| | Michael, "drill" is anything that you have to do in a repetitiveness fashion till it is automated - like learning the multiplication tables. It would include things like hand-writing, typing, learning to sound out words (phonetics), playing a musical instrument, etc.
It is "drill" if it is assigned by a teacher or done on your own initiative. It is referred to as "mindless" drill because it doesn't involve discovery, or creativity, it doesn't involve new concepts being learned. It is about perfecting a low level skill.

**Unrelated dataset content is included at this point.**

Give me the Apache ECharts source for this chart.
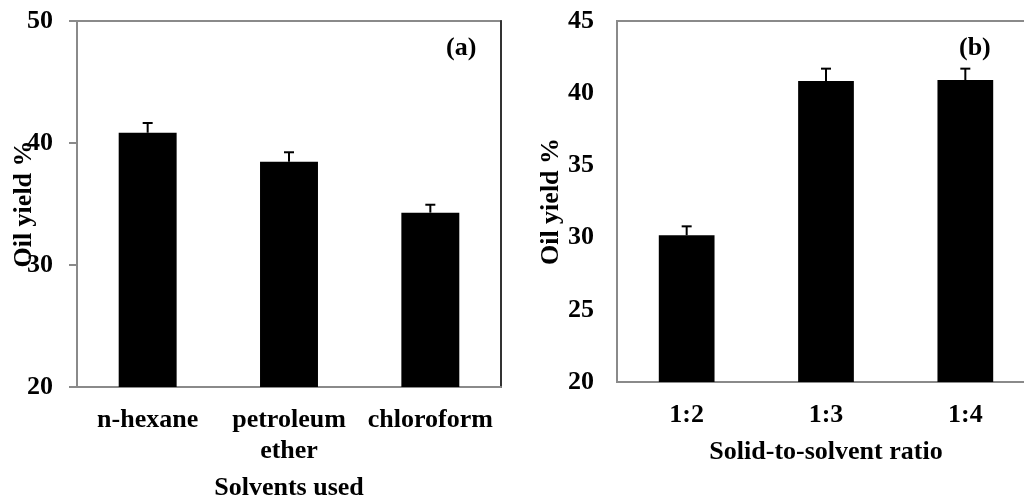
<!DOCTYPE html>
<html>
<head>
<meta charset="utf-8">
<script src="https://cdn.jsdelivr.net/npm/echarts@6/dist/echarts.min.js"></script>
<style>html,body{margin:0;padding:0;background:#fff;}#c{width:1024px;height:501px;}</style>
</head>
<body>
<div id="c"></div>
<script>
var solventCats = ['n-hexane', 'petroleum\nether', 'chloroform'];
var solventYield = [40.84, 38.47, 34.29];
var solventErr = [0.80, 0.77, 0.65];
var ratioCats = ['1:2', '1:3', '1:4'];
var ratioYield = [30.16, 40.84, 40.91];
var ratioErr = [0.62, 0.86, 0.79];
var yTicksA = [20, 30, 40, 50];
var yTicksB = [20, 25, 30, 35, 40, 45];

var FONT = '"Liberation Serif", "Times New Roman", serif';
var txt = {fontFamily: FONT, fontWeight: 'bold', fontSize: 26, color: '#000'};
var gray = '#8a8a8a';

function errData(vals, errs) {
  return vals.map(function (v, i) { return [i, v, errs[i]]; });
}
function errRender(params, api) {
  var x = api.value(0), v = api.value(1), e = api.value(2);
  var p0 = api.coord([x, v]);
  var p1 = api.coord([x, v + e]);
  var half = 5;
  return {
    type: 'group',
    children: [
      {type: 'line', shape: {x1: p0[0], y1: p0[1], x2: p1[0], y2: p1[1]}, style: {stroke: '#000', lineWidth: 2}},
      {type: 'line', shape: {x1: p1[0] - half, y1: p1[1], x2: p1[0] + half, y2: p1[1]}, style: {stroke: '#000', lineWidth: 2}}
    ]
  };
}

var chart = echarts.init(document.getElementById('c'), null, {renderer: 'canvas'});
chart.setOption({
  animation: false,
  grid: [
    {left: 77, top: 21, width: 424, height: 366, show: true, borderColor: gray, borderWidth: 2, containLabel: false, outerBoundsMode: 'none'},
    {left: 617, top: 21, width: 418, height: 361, show: true, borderColor: gray, borderWidth: 2, containLabel: false, outerBoundsMode: 'none'}
  ],
  xAxis: [
    {type: 'category', gridIndex: 0, data: solventCats,
     axisLine: {lineStyle: {color: gray, width: 2}}, axisTick: {show: false},
     axisLabel: Object.assign({margin: 18, lineHeight: 31, interval: 0}, txt),
     name: 'Solvents used', nameLocation: 'middle', nameGap: 88, nameTextStyle: txt},
    {type: 'category', gridIndex: 1, data: ratioCats,
     axisLine: {lineStyle: {color: gray, width: 2}}, axisTick: {show: false},
     axisLabel: Object.assign({margin: 18, lineHeight: 30, interval: 0}, txt),
     name: 'Solid-to-solvent ratio', nameLocation: 'middle', nameGap: 57, nameTextStyle: txt}
  ],
  yAxis: [
    {type: 'value', gridIndex: 0, min: yTicksA[0], max: yTicksA[yTicksA.length - 1], interval: 10,
     splitLine: {show: false},
     axisLine: {show: true, lineStyle: {color: gray, width: 2}},
     axisTick: {show: true, inside: false, length: 8, lineStyle: {color: gray, width: 2}},
     axisLabel: Object.assign({margin: 24}, txt),
     name: 'Oil yield %', nameLocation: 'middle', nameRotate: 90, nameGap: 40, nameMoveOverlap: false, nameTextStyle: txt},
    {type: 'value', gridIndex: 0, position: 'right', min: yTicksA[0], max: yTicksA[yTicksA.length - 1], interval: 10,
     splitLine: {show: false}, axisLabel: {show: false}, axisTick: {show: false},
     axisLine: {show: true, lineStyle: {color: '#333', width: 2}}},
    {type: 'value', gridIndex: 1, min: yTicksB[0], max: yTicksB[yTicksB.length - 1], interval: 5,
     splitLine: {show: false},
     axisLine: {show: true, lineStyle: {color: gray, width: 2}},
     axisTick: {show: false},
     axisLabel: Object.assign({margin: 23}, txt),
     name: 'Oil yield %', nameLocation: 'middle', nameRotate: 90, nameGap: 53, nameMoveOverlap: false, nameTextStyle: txt}
  ],
  graphic: [
    {type: 'text', left: 446, top: 35, style: {text: '(a)', font: 'bold 26px ' + FONT, fill: '#000'}},
    {type: 'text', left: 959, top: 35, style: {text: '(b)', font: 'bold 26px ' + FONT, fill: '#000'}}
  ],
  series: [
    {type: 'bar', xAxisIndex: 0, yAxisIndex: 0, data: solventYield, barWidth: '41%', itemStyle: {color: '#000'}},
    {type: 'custom', xAxisIndex: 0, yAxisIndex: 0, data: errData(solventYield, solventErr), renderItem: errRender, z: 3},
    {type: 'bar', xAxisIndex: 1, yAxisIndex: 2, data: ratioYield, barWidth: '40%', itemStyle: {color: '#000'}},
    {type: 'custom', xAxisIndex: 1, yAxisIndex: 2, data: errData(ratioYield, ratioErr), renderItem: errRender, z: 3}
  ]
});
</script>
</body>
</html>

You couldn't read, write or do arithmetic unless you had "drilled" - it wouldn't be possible. The question is only what is the best kind of drill and what individual differences exist and how best to facilitate or teach that element of learning. It can be done in many different forms - it is not necessarily writing a word many, many times to learn to spell. It could be a spelling bee that fires kids up to study lists of words on their own in whatever form of "drill" they come up with (like looking at a word on a list, closing their eyes, visualizing it, and spelling it).
Where Khan and others create a game to facilitate drill, like the software that teaches typing by having the student shoot down aliens with the right keystrokes, that changes the goal of the student (enjoyment instead of just a required task to be completed to avoid being harassed), and it motivates, but it is still "drill".
You are mistakenly thinking that it is only drill if it is assigned and it is very tedious. You seem to think that if the kid is enjoying it - maybe because it has been made into a game - then it can't be called a drill, which isn't so.